Le mémoire sur Hitchcock était sur deux films qu’il a fait juste avant la guerre, Correspondant 17 et Agent secret. Je cherchais à montrer (parfois en allant chercher des trucs un peu tirés par les cheveux) qu’à sa manière, il attirait l’attention du public sur ce qui se tramait en Allemagne. Ca a surtout été l’occasion de lire Hitchcock/Truffaut, Deleuze, Christian Metz… Mon rapport au cinéma n’est pas souvent mature. Je suis censé avoir le regard de quelqu’un qui a lu les théoriciens du cinéma, mais la jubilation ou la fascination prend vite le dessus. Je sors souvent d’une salle exalté, en ayant l’impression d’avoir compris des trucs.

Comme Marguerite Duras évoquant Nevers depuis Hiroshima, vous opérez des glissements géographiques, vous évoquez par exemple la Norvège depuis Saint Étienne. Cette synesthésie semble assez caractéristique de votre manière de faire.

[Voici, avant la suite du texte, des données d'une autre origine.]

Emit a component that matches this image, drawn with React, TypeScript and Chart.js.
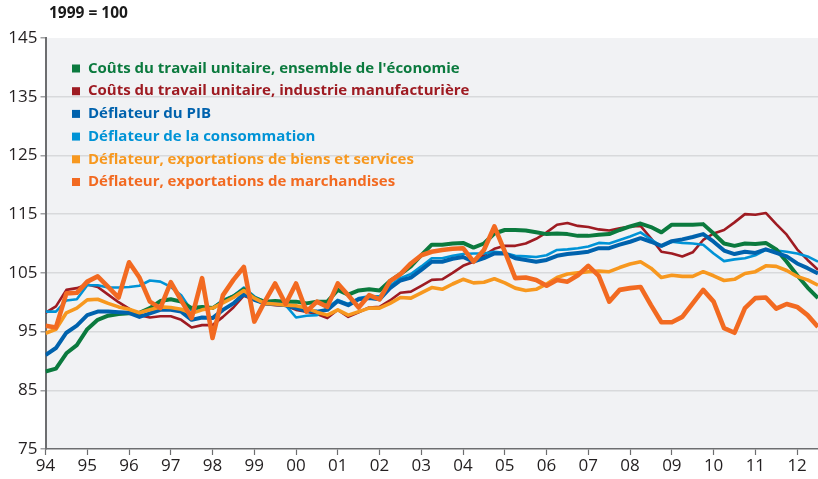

C’est une belle définition de l’écriture, la synesthésie. Je parle de souvenirs de voyages pour les invoquer, ne pas oublier, notamment les sensations désagréables : pauvre à Oslo, dépassé par l’absurdité de la colonisation à Beyrouth, etc. La lutte contre mon propre oubli, c’est un peu un leit motiv.

Parfois vous créez des tunnels spacio-temporels, faites des liens entre des thèmes musicaux ou des bouts de textes entre les morceaux voire entre albums comme dans un labyrinthe de Escher dans lequel on a plaisir à rester coincer. D’où cette jolie manie vous vient-elle?

L’auto-référence, le labyrinthe, c’est l’influence de Paul Auster. Je sais que Flavien lit aussi beaucoup de Villa Matas, dans le style. Et il y en a d’autres, assez exemplaires dans la création qui constitue un petit monde s’auto-citant : Marc-Antoine Mathieu, Arnaud Michniak, Yoni Wolf

As-tu lu Roland Barthes? Il dit dans Le degré zéro de l’écriture que le style est vertical, et que le langage est horizontal. Ca me fait penser aux paroles de « Do » (sur l’album Now)… une chanson qui dit que les Å“uvres se tiennent debout et regardent le spectateur (considération pour le moins mystérieuse, j’aurais aimé que tu m’éclaires).

J’ai parcouru Barthes, oui, études de langue obligent. Certains passages du Degré zéro de l’écriture me parlent vraiment, d’autres pas du tout, par moments j’ai l’impression de lire un manuel de mécanique super sophistiqué, de ne pas avoir les clés. C’est justement cette impression que j’ai aussi occasionnellement devant l’art moderne et dont je parle dans « Do ». Je l’ai écrite en repensant à deux expos que j’avais vues à St Etienne. La première était sur le Mouvement zéro. On voyait un artiste (peut-être Beuys ?) peindre une toile monumentale, posée au sol. Elle était ensuite érigée pour être mise à la verticale, ce que j’ai presque trouvé dommage, ou en tout cas péremptoire. L’autre expo présentait des tableaux peints sur de la toile transparente. C’était la première fois que je voyais des oeuvres qui avaient l’air tournées à la fois vers le spectateur et le mur. C’était frappant, mais je ne me souviens plus de l’artiste…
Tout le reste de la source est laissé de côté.